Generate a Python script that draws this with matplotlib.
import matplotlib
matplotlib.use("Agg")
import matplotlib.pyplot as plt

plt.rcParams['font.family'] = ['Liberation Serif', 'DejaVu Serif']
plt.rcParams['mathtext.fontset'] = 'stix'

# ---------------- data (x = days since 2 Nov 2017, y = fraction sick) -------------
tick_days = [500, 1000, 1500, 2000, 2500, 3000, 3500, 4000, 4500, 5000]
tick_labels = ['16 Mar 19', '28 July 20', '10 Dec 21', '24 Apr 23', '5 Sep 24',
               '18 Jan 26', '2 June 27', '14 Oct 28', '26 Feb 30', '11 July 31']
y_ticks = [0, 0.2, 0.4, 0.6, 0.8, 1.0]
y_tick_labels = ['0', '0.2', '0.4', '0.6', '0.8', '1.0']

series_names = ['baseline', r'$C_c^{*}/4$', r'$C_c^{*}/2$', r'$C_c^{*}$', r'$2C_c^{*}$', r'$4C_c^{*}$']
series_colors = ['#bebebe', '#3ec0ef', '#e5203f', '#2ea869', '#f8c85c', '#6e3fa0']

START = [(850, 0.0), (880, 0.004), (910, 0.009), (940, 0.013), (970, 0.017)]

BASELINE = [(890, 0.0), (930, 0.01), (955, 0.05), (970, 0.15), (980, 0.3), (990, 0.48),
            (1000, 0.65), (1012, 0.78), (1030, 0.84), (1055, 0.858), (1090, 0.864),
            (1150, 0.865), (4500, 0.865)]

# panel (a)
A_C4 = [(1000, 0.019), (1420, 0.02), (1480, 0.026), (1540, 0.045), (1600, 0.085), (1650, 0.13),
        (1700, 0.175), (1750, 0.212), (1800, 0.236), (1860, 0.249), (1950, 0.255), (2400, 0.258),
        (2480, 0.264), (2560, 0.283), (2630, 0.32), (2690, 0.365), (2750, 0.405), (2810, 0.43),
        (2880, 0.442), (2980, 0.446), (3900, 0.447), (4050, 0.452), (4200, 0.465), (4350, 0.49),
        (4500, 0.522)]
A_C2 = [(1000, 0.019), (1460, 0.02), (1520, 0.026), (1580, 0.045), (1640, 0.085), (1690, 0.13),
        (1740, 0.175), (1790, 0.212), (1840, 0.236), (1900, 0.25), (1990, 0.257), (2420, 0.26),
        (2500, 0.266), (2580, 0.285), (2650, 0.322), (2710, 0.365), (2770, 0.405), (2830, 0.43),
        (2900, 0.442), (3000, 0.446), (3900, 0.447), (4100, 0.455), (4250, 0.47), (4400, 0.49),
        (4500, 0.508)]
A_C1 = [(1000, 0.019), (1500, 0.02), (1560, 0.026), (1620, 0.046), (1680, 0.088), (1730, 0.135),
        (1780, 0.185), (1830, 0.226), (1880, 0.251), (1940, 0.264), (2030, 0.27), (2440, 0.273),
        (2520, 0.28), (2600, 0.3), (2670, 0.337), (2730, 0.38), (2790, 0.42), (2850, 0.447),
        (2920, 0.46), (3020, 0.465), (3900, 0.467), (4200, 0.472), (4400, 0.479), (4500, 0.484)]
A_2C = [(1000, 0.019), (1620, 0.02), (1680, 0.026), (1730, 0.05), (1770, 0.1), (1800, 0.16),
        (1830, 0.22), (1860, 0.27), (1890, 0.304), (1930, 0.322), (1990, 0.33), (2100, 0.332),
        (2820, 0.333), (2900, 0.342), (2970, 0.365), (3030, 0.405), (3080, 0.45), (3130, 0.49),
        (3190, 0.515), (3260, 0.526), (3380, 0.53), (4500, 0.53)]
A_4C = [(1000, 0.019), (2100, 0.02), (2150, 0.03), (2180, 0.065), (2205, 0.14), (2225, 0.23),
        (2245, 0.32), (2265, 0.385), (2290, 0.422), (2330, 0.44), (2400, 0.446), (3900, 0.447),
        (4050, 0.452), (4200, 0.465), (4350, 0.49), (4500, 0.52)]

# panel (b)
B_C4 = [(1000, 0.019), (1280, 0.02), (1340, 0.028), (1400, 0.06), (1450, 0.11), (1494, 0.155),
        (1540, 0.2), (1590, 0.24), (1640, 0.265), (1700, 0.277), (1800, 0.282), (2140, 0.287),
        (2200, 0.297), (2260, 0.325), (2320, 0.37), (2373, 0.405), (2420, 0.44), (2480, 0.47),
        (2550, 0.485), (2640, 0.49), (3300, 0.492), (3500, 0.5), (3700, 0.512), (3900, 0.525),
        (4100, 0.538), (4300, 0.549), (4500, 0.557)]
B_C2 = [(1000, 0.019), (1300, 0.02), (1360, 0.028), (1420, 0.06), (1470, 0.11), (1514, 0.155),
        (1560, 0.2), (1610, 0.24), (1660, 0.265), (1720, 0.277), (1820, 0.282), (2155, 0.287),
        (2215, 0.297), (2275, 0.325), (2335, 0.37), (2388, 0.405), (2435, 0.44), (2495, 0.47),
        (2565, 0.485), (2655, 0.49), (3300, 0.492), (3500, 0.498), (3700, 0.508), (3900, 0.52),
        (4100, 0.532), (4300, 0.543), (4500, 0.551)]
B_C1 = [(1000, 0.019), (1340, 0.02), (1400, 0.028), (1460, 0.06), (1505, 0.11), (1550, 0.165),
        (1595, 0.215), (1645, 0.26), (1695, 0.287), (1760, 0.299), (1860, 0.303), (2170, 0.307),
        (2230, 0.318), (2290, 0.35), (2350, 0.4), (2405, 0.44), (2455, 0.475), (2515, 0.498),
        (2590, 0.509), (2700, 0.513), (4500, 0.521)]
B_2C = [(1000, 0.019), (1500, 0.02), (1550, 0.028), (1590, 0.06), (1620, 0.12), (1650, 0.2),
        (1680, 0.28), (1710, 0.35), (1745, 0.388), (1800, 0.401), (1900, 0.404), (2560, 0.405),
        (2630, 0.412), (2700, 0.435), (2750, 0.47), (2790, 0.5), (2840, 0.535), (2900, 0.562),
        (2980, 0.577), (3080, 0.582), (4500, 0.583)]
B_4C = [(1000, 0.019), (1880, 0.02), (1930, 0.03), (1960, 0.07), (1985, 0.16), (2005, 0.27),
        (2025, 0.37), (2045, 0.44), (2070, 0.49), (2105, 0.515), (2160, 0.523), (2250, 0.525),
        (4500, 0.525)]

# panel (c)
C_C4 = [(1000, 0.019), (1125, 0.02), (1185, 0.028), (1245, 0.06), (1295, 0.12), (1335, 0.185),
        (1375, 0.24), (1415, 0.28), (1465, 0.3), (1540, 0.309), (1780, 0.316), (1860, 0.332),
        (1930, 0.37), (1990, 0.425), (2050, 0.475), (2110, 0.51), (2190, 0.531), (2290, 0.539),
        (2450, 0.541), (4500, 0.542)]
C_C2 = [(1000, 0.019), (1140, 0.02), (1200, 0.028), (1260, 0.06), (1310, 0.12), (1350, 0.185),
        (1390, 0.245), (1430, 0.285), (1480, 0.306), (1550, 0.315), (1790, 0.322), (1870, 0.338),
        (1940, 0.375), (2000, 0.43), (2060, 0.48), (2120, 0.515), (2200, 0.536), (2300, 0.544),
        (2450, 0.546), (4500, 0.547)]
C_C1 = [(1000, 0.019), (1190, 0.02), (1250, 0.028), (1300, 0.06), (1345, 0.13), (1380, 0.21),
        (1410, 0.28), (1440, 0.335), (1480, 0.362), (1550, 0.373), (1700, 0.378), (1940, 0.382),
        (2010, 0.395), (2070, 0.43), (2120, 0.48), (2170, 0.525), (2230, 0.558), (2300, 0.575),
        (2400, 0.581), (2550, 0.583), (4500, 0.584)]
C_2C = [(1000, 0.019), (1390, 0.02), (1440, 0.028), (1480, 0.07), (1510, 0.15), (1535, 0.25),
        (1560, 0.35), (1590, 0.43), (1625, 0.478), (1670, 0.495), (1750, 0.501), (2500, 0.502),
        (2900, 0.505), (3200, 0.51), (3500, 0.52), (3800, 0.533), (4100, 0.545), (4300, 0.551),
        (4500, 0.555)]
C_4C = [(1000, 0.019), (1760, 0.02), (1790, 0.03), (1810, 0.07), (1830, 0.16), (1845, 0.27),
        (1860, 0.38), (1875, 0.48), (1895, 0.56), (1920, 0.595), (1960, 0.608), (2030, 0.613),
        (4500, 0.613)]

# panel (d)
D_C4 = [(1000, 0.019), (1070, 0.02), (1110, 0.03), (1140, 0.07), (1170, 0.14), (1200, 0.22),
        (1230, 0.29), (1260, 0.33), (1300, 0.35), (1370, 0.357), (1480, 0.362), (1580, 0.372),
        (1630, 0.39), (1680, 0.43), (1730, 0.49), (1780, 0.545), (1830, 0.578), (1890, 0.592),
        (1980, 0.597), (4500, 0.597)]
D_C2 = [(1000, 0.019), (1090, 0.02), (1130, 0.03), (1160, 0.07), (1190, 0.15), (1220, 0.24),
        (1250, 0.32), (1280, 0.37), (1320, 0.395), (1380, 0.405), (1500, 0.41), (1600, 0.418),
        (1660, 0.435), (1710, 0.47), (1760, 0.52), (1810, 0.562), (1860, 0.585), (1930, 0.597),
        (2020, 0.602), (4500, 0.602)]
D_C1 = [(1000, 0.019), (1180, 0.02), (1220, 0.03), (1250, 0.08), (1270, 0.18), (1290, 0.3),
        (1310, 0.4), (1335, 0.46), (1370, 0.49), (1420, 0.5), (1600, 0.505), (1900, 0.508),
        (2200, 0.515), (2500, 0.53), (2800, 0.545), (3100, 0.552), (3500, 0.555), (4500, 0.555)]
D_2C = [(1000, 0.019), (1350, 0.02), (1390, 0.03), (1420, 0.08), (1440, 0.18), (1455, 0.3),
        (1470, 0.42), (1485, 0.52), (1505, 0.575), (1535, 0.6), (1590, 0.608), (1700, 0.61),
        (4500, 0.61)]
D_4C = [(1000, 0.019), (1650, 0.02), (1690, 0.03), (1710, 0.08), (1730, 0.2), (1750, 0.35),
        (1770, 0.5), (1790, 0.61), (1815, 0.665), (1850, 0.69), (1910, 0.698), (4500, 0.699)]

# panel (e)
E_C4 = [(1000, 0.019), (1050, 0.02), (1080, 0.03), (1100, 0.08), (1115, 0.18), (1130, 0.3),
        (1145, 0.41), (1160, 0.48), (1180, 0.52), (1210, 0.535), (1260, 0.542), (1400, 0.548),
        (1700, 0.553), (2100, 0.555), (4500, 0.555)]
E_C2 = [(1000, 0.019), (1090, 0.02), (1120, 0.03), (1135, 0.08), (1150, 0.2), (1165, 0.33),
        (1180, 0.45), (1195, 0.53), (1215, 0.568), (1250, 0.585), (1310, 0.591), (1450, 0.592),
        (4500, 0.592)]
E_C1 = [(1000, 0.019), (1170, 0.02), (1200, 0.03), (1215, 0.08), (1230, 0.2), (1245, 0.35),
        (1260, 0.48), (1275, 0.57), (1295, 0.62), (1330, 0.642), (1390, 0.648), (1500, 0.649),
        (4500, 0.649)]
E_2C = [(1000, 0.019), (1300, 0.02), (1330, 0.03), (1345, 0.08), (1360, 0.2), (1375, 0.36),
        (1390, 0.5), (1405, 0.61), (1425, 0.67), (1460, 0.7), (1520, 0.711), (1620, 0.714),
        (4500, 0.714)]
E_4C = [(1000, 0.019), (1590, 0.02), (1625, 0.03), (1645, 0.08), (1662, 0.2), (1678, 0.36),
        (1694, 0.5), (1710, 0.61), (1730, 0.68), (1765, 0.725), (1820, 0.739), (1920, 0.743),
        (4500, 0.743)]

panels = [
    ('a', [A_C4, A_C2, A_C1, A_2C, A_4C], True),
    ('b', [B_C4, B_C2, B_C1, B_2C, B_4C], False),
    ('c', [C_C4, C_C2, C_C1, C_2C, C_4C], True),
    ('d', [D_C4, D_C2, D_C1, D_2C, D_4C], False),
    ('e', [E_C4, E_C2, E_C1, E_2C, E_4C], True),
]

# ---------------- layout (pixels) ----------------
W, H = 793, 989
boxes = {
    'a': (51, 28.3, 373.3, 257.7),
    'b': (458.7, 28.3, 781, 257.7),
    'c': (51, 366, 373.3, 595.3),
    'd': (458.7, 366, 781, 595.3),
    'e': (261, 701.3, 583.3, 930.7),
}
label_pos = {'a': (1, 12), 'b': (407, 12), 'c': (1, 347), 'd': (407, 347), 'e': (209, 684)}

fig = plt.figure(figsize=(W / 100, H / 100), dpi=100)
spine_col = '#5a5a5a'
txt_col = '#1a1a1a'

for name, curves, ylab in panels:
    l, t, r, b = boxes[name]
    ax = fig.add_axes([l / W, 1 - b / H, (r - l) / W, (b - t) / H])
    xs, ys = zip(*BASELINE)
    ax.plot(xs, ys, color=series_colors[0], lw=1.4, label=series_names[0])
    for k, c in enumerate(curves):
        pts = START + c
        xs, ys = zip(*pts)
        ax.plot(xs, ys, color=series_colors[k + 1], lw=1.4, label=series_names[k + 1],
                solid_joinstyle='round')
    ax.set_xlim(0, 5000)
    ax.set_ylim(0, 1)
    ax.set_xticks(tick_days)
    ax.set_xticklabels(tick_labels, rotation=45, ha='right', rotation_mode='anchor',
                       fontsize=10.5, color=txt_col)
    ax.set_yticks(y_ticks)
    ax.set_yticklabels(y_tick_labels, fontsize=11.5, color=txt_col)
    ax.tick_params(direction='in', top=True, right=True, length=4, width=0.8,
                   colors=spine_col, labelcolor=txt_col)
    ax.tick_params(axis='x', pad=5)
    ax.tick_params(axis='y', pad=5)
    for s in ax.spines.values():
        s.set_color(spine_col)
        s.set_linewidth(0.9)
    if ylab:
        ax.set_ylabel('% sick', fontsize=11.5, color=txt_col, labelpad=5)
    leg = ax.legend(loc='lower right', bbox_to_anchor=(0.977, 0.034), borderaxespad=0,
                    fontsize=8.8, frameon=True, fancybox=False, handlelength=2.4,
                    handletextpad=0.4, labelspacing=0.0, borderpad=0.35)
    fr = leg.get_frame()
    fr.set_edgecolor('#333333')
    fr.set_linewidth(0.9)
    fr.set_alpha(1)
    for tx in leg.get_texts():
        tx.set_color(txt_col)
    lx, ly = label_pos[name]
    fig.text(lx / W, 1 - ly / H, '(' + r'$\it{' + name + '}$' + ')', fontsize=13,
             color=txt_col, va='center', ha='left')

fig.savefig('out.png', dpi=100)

+++++

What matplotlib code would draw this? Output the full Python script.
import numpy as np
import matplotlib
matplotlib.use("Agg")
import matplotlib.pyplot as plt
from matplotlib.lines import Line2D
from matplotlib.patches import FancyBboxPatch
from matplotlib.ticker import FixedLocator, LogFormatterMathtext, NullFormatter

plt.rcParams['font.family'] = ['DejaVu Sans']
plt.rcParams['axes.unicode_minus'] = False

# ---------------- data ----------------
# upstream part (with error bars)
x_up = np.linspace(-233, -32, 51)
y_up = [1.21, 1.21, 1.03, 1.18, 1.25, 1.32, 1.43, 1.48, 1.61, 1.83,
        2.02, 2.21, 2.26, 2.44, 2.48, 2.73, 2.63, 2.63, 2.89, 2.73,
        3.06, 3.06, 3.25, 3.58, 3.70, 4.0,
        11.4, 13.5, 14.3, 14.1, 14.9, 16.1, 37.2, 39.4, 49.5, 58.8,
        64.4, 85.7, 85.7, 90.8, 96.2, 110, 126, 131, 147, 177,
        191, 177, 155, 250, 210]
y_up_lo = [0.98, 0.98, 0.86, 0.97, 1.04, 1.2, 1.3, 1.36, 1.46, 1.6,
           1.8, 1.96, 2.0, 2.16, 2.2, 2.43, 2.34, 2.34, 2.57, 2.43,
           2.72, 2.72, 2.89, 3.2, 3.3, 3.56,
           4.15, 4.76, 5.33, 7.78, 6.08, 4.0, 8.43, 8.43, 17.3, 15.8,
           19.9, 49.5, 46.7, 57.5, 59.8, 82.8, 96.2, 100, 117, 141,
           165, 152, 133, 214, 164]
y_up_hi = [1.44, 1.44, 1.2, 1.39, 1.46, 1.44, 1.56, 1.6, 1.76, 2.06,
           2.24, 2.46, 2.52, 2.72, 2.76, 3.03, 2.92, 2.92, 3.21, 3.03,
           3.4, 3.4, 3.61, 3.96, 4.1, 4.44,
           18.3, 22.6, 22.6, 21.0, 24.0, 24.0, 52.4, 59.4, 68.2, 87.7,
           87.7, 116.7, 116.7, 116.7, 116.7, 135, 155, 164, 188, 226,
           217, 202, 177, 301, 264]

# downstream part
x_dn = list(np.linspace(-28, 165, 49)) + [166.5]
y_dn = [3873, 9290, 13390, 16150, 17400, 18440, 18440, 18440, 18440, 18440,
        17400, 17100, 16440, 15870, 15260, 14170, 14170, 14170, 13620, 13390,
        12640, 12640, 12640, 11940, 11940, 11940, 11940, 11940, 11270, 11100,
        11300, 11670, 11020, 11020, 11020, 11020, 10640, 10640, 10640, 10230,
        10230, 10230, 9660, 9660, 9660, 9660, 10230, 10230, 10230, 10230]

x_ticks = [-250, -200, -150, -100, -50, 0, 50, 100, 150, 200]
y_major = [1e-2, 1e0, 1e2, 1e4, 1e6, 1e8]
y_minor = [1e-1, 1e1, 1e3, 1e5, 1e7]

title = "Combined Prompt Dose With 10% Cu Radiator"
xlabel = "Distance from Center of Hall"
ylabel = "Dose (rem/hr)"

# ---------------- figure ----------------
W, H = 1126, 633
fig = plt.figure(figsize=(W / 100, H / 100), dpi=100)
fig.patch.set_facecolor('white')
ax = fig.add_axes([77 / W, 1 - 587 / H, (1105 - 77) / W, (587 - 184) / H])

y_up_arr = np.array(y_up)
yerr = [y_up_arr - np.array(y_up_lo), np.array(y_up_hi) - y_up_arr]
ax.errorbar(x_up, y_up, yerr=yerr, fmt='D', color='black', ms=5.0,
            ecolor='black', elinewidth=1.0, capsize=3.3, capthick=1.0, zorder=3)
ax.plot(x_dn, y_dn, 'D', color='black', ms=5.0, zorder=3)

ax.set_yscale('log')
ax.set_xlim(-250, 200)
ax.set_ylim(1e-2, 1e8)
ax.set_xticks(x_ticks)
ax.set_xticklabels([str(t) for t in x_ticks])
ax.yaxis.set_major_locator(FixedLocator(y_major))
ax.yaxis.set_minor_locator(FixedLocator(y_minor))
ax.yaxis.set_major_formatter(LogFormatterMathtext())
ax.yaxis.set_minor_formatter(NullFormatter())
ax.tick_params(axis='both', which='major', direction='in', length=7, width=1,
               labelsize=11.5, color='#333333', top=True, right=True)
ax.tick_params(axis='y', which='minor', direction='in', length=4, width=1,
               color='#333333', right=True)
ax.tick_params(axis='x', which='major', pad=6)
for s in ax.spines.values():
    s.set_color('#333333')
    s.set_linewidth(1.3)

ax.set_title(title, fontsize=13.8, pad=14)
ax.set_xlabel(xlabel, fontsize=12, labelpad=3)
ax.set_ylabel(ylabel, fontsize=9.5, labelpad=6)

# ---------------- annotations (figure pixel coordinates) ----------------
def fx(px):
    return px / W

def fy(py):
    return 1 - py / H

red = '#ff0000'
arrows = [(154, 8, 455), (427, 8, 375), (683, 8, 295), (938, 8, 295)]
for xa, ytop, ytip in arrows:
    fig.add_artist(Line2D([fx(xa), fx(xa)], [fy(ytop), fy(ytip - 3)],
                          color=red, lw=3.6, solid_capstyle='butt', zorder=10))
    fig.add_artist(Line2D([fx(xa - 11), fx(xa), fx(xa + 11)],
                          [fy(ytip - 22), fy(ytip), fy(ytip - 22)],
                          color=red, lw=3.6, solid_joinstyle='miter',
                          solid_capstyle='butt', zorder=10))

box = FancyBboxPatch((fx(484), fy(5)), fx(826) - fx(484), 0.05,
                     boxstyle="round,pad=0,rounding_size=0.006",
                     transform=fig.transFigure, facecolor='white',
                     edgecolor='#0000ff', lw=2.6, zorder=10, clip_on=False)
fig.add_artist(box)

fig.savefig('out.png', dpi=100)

+++++

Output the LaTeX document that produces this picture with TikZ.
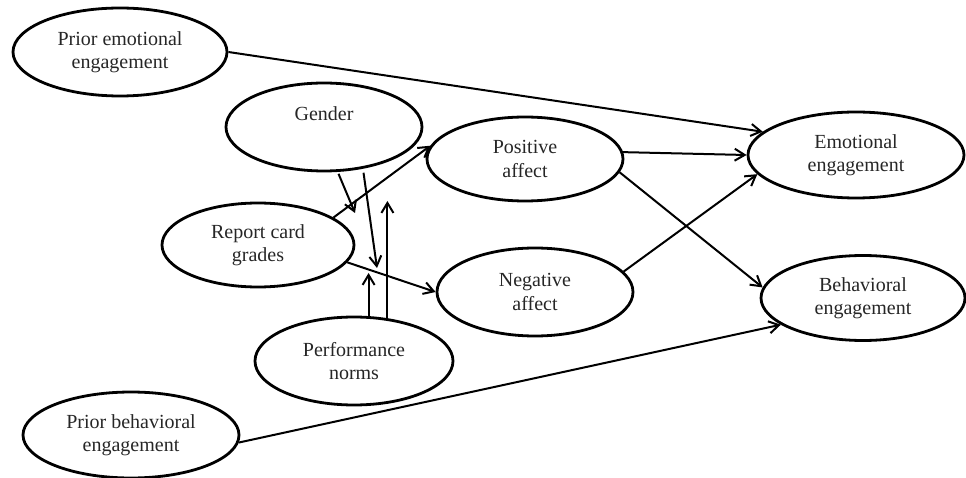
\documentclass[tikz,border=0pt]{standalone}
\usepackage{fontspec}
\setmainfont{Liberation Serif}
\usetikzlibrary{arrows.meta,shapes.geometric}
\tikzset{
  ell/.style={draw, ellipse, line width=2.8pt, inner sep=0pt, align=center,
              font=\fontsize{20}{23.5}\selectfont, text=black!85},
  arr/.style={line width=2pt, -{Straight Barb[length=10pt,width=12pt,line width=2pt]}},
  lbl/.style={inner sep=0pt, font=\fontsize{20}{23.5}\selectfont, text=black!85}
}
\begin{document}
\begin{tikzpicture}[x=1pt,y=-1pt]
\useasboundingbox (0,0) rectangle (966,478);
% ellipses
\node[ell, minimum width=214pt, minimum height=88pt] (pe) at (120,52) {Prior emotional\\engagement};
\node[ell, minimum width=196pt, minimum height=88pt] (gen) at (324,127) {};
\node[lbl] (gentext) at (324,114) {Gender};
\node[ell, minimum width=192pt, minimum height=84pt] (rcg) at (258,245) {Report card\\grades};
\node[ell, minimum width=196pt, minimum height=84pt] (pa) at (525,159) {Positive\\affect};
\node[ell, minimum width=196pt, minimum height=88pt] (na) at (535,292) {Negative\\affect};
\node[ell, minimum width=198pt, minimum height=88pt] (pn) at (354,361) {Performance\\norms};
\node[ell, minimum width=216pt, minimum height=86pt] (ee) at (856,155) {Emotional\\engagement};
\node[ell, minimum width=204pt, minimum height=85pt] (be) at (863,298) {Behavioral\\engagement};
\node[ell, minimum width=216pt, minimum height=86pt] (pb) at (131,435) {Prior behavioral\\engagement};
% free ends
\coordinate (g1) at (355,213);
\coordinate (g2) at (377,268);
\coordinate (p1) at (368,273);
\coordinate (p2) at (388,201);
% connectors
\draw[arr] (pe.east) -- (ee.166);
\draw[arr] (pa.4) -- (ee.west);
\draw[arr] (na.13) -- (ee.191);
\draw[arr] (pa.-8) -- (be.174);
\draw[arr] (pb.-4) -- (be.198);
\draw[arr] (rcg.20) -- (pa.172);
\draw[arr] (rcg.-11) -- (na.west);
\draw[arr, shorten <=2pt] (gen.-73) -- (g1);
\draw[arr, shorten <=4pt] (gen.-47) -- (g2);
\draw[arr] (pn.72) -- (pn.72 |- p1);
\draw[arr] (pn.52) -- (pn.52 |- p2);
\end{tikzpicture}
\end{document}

+++++

» Description of the task:
Exactly and only the lines from the line that contains "Generate a Python" through the line that contains "(1150, 0.865), (4500, 0.865)]" are to be repeated as they stand.

» Task result:
Generate a Python script that draws this with matplotlib.
import matplotlib
matplotlib.use("Agg")
import matplotlib.pyplot as plt

plt.rcParams['font.family'] = ['Liberation Serif', 'DejaVu Serif']
plt.rcParams['mathtext.fontset'] = 'stix'

# ---------------- data (x = days since 2 Nov 2017, y = fraction sick) -------------
tick_days = [500, 1000, 1500, 2000, 2500, 3000, 3500, 4000, 4500, 5000]
tick_labels = ['16 Mar 19', '28 July 20', '10 Dec 21', '24 Apr 23', '5 Sep 24',
               '18 Jan 26', '2 June 27', '14 Oct 28', '26 Feb 30', '11 July 31']
y_ticks = [0, 0.2, 0.4, 0.6, 0.8, 1.0]
y_tick_labels = ['0', '0.2', '0.4', '0.6', '0.8', '1.0']

series_names = ['baseline', r'$C_c^{*}/4$', r'$C_c^{*}/2$', r'$C_c^{*}$', r'$2C_c^{*}$', r'$4C_c^{*}$']
series_colors = ['#bebebe', '#3ec0ef', '#e5203f', '#2ea869', '#f8c85c', '#6e3fa0']

START = [(850, 0.0), (880, 0.004), (910, 0.009), (940, 0.013), (970, 0.017)]

BASELINE = [(890, 0.0), (930, 0.01), (955, 0.05), (970, 0.15), (980, 0.3), (990, 0.48),
            (1000, 0.65), (1012, 0.78), (1030, 0.84), (1055, 0.858), (1090, 0.864),
            (1150, 0.865), (4500, 0.865)]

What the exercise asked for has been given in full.